Genel olarak gergin demek istemiyorum ama tutuk bir hava var gittiğim konserlerde. İnsanlar eğlenmek istiyor ama çok kontrollü, eskiden “haydi ayağa” falan diye bağıran sanatçılar ses edemiyorlar haliyle. Kontrollü eğlenmeye alışacağız. Zorundayız. Mabel Matiz’in sahne duruşunu çok beğeniyorum. Gördüğü ilgiyi hak ediyor. Tüm Türkiye’yi durmadan dolaştı, her şehirde konserler verdi ve kariyerini durmadan çalışarak sıfırdan inşa etti. Kendini hiç bozmadı. Her zaman cesur oldu. Bu kadar cesur sözlere imza atmasına ve bu şarkılarla insanları eğlendirmekten hiç vazgeçmemesine hayranım. Satır aralarındaki kelime oyunlarının ardındaki zekâya hayran kalıp sırıtarak izledim konseri. Sanat, kendini frenlemediğin zaman çıkandır biraz da...

yasaklar-arasi-konserler-779541-1.

Konser sırasında bu konser deneyimi ve dijital içerik arasındaki bağı düşündüm. Dijital deneyimin, performansın yanına yaklaşmaya cüret etmesi mümkün değil bence. Seyircisinin gözünün içine bakan ve tek kaş hareketiyle yüzlerce insanı etkileyebilen sanatçı, hiçbir video veya canlı yayında aynı samimiyeti yakalayamaz bence. Ama yolumuz dijitali gösteriyor.

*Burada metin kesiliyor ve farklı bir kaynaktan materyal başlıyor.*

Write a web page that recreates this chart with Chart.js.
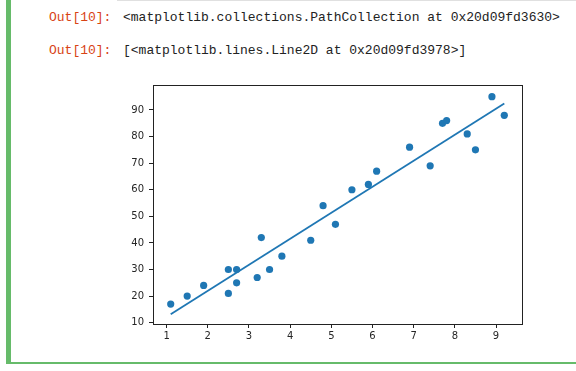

Burada samimiyet işini çözen yürüyebilir.

MÜZİKTEN NE İSTİYORSUNUZ?

Mabel Matiz konserinden sonra İKSV’nin 27. İstanbul Caz Festivali kapsamında Ortaköy Feriye’deki iki konserine gittim. 7 Eylül’de Make Mama Proud ve BaBa Zula’yı maalesef kaçırdım. Oysa ki cayır cayır rock yapan ve bunun hakkını çok iyi veren Make Mama Proud’u çok merak ediyordum. 8 Eylül’de Feriye’deki “Vitrin Geceleri” kapsamında Yasak Helva, Pitohui ve Ayyuka, ertesi gün ise (9 Eylül) yine aynı mekânda Guguou, Tuğçe Şenoğul ve Islandman konserlerine gittim.
Öncelikle festival bu yıl çok zor bir işi başarmış, bu bir gerçek. Bir sürü yasağın etrafında, kurallara uyarak bir festival düzenlemek gerçekten zor iş. Festival Direktörü Harun İzer her konser öncesi genel uyarıları hatırlatmak için sahneye çıkıp anons yaptı. Ayakta maalesef konser izlenmiyor. Sahne önünde boşluk var. Seyirciler birbirinden çok ayrı bir şekilde oturarak izliyor konserleri. Sigara ve içki içmek sadece en arkadaki taşlık alanda serbest. Kısacası ön tarafta örneğin Ayyuka sahnedeyken hareket edilemedi. Ayyuka’da insan göbek atmak istiyor ama yapacak bir şey yok. Bu enerjisiz tutuk durum gittiğim tüm konserlerde vardı. Seyircinin bu halini geçirebilecek bir merhem yok şu anda. Sahneye çıkan tüm sanatçılar ‘duran’ kitleye alışmalı, kitle de her coşmak istediğinde bunca yasağın arasında sonunda müzik dinleyebildiği için sevinmeli. Elden bir şey gelmiyor.

Şu anda duran veya durdurulan tek sektör müzik. Daha önce de söylediğim gibi tıklım tıklım konserlere gidelim demiyorum ama dolmuşlar otobüslerde üst üste seyahat edenleri gördükçe “Müzikten ne istiyorsunuz” diye sormadan da edemiyorum.